Look through the lines and report how many include the word "with", giving nothing but the number.
=== ITEMS ===
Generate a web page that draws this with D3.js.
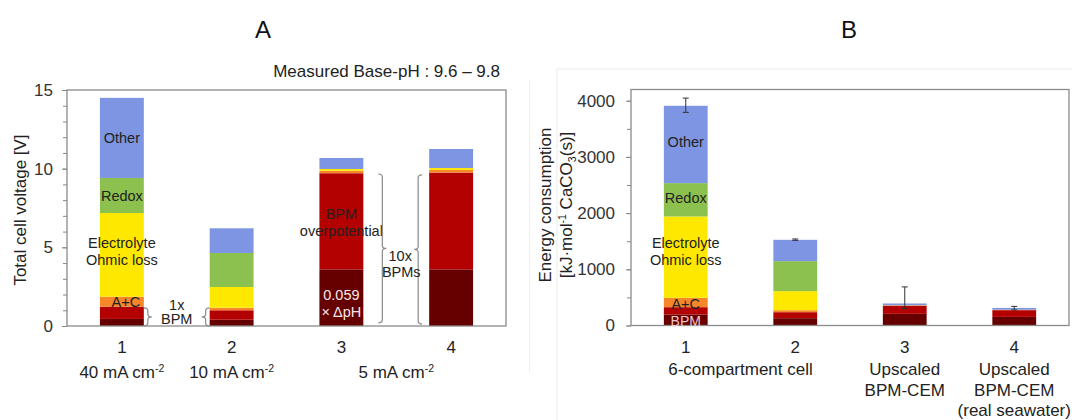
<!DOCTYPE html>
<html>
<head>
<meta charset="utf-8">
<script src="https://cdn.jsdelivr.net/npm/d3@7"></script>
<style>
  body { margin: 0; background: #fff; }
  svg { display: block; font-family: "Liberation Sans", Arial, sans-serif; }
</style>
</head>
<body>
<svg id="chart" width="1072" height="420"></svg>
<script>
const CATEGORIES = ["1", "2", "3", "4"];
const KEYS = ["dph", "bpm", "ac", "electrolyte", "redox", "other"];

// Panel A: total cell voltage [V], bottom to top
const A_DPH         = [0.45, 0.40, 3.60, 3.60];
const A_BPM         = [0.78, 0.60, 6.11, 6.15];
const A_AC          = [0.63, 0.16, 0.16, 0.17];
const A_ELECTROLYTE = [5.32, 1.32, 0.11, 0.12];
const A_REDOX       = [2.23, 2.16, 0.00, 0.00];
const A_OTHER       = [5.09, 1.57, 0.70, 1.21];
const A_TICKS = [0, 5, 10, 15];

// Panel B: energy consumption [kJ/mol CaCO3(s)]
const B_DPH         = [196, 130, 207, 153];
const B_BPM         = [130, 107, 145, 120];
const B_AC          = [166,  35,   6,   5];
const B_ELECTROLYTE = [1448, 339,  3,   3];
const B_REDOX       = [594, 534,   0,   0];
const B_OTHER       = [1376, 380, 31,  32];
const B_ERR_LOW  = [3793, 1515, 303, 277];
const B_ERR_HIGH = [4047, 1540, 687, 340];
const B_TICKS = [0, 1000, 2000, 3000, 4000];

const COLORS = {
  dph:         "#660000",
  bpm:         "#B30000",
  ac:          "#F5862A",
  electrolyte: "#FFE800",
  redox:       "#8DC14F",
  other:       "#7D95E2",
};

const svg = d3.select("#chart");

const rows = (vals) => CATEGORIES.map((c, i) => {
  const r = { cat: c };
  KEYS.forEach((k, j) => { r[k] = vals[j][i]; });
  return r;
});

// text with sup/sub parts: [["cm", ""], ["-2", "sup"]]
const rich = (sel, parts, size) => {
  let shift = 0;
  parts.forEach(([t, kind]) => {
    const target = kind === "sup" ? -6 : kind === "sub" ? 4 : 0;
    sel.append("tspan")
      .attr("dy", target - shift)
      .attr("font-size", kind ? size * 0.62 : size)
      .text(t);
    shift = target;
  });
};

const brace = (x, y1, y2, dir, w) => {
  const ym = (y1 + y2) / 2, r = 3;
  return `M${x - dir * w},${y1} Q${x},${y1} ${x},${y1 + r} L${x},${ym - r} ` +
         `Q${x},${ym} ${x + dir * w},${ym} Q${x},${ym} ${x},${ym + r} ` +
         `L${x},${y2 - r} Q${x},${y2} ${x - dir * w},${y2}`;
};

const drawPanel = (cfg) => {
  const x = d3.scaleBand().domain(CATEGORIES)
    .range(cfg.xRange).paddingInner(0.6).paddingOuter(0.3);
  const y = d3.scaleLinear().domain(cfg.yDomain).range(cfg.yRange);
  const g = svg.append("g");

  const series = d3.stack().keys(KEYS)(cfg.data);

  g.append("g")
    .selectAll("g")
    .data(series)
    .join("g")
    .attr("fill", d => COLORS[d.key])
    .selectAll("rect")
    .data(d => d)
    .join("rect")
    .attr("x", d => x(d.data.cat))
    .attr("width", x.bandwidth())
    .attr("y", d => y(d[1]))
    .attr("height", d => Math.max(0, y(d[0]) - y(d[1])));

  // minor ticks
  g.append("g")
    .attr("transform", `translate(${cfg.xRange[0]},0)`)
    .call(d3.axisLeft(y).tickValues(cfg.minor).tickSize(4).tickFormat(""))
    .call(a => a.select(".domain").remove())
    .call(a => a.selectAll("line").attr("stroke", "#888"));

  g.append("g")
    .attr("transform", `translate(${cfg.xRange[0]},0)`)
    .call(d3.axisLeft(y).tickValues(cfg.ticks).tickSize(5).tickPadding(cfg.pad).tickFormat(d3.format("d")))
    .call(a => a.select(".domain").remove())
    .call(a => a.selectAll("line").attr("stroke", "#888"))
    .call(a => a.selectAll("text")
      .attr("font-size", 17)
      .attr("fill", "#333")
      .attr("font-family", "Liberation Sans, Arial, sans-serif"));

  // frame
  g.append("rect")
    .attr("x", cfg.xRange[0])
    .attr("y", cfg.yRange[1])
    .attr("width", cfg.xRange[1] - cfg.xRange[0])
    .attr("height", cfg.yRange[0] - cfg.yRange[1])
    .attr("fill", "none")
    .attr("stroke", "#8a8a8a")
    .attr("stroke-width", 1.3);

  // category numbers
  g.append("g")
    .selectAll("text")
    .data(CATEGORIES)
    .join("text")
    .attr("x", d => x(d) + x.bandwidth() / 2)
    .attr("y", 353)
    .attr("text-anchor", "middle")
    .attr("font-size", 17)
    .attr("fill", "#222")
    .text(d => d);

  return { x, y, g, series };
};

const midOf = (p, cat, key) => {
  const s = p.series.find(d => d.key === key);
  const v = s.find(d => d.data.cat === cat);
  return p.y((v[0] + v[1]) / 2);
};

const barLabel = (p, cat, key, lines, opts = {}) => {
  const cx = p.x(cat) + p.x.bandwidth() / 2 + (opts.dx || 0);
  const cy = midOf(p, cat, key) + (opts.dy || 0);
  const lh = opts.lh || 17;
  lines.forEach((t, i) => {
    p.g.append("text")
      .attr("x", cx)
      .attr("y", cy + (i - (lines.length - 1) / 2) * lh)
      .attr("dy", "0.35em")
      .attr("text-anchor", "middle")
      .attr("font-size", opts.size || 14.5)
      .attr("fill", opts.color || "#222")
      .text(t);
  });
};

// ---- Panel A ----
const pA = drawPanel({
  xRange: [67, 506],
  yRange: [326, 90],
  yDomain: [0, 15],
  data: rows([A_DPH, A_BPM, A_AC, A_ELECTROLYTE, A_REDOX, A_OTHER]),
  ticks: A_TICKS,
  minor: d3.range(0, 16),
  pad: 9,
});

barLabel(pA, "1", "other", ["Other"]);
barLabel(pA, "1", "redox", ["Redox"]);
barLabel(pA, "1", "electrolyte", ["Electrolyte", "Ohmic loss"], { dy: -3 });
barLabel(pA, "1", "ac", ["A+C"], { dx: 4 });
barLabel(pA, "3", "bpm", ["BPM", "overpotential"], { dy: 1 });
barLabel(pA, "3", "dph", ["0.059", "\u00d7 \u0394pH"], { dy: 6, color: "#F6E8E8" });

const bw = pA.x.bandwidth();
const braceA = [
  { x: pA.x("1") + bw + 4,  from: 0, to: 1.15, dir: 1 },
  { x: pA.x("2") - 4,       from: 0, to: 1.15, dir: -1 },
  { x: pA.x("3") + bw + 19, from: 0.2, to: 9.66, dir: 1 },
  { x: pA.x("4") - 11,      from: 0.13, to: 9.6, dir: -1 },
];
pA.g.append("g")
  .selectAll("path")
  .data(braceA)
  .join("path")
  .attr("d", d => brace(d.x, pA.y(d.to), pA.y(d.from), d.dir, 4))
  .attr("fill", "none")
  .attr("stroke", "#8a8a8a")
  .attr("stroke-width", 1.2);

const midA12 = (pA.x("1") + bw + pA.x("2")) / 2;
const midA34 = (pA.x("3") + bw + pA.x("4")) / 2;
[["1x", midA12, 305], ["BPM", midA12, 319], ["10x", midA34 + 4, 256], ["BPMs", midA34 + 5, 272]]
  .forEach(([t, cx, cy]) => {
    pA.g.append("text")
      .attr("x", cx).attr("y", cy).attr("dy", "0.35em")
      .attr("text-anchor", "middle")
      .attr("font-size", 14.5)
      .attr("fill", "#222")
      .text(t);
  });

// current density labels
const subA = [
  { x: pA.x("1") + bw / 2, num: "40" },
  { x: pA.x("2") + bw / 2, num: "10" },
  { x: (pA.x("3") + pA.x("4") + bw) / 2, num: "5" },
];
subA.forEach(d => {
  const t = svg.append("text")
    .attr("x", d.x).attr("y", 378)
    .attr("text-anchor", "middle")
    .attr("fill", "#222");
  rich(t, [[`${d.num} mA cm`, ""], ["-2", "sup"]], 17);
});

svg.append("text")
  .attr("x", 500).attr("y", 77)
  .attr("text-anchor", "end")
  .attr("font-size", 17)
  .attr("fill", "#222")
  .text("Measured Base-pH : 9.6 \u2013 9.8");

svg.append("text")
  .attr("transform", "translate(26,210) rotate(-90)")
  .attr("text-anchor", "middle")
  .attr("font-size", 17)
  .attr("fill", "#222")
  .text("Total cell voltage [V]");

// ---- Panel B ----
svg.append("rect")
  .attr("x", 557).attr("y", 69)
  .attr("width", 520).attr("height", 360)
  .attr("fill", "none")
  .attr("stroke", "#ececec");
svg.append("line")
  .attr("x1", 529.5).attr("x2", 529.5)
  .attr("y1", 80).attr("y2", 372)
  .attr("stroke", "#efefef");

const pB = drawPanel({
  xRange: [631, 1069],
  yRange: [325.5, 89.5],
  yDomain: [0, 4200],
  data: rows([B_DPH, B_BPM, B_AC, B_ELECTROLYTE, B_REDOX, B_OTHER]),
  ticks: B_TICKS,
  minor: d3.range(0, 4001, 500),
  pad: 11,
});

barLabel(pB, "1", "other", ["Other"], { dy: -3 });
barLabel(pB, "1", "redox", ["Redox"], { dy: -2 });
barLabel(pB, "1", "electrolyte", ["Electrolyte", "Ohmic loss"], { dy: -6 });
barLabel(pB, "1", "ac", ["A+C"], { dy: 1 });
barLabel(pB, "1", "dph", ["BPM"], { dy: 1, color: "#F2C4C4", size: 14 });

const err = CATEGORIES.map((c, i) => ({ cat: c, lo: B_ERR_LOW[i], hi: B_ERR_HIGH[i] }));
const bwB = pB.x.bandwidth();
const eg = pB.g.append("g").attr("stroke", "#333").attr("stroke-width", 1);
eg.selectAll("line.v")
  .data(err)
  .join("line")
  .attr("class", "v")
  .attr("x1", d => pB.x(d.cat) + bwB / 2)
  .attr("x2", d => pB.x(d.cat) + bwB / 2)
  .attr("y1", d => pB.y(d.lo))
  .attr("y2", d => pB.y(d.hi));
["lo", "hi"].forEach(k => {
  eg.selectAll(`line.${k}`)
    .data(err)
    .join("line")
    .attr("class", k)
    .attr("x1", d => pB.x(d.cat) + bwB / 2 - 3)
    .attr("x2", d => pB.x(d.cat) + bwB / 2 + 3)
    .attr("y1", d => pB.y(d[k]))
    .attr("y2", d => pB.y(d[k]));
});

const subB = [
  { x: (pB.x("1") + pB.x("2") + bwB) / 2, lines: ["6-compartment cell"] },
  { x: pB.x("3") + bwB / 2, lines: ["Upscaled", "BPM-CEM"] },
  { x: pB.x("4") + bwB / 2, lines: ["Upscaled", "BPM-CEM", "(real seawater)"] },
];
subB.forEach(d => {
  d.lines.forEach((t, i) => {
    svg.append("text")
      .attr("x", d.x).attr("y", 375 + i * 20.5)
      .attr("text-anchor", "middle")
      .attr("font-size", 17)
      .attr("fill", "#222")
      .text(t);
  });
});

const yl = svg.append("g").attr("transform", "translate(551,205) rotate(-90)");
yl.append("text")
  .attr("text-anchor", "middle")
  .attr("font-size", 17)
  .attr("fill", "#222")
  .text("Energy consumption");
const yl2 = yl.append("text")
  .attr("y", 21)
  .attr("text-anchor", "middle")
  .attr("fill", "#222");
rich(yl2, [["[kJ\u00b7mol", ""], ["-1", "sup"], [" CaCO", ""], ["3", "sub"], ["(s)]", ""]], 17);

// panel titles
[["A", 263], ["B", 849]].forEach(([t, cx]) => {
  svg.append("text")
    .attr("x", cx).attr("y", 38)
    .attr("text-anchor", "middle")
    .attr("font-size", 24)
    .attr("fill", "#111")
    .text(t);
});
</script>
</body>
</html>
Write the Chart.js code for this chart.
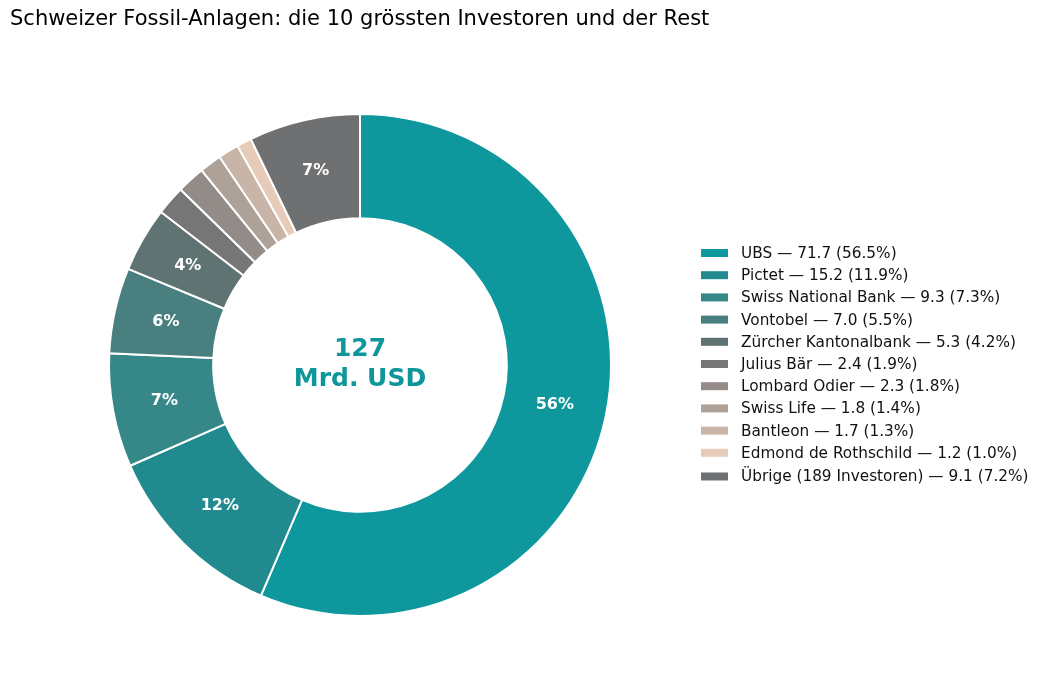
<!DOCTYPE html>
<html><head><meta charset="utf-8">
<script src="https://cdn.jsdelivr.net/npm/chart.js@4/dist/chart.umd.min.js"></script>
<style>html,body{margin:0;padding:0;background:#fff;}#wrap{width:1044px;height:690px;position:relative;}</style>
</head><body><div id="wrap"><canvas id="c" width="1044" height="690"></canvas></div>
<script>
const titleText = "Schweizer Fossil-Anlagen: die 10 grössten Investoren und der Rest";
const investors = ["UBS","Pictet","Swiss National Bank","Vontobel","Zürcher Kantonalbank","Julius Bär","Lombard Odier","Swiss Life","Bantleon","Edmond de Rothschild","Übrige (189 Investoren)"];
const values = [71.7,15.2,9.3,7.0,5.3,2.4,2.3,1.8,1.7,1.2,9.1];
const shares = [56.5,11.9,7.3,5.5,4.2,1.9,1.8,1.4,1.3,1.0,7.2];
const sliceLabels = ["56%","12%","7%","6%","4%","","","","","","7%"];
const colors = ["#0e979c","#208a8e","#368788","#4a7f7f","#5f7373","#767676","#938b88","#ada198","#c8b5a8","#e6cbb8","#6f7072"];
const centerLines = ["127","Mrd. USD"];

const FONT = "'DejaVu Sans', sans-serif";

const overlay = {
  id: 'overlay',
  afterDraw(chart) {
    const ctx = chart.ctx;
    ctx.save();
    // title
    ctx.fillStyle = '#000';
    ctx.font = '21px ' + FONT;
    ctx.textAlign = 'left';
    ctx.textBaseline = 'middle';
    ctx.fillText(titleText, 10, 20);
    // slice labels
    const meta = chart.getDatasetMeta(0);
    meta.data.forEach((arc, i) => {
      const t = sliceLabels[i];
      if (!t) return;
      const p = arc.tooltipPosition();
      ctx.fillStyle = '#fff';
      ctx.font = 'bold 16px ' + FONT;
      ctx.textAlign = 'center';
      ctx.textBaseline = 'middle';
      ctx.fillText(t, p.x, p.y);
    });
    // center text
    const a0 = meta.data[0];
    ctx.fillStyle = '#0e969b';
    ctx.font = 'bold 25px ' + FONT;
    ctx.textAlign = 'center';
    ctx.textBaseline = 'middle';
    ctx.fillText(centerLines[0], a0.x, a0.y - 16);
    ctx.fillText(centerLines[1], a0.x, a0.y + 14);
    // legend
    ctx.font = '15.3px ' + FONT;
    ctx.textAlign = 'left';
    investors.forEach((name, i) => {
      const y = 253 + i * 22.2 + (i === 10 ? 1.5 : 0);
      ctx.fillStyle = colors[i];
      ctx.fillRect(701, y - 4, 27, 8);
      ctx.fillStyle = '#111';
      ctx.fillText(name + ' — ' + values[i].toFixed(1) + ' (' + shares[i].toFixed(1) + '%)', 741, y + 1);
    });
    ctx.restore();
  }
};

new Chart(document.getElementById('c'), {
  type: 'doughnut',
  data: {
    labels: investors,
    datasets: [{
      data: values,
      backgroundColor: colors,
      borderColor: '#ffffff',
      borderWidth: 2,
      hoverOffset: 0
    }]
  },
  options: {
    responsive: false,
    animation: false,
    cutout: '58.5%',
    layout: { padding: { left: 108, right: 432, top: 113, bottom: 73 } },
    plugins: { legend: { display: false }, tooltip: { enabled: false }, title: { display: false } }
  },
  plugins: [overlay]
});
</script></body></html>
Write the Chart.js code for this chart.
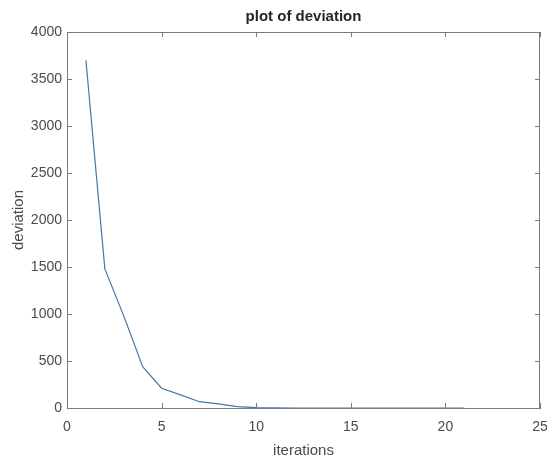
===
RESPONSE TO THIS EXERCISE =>
2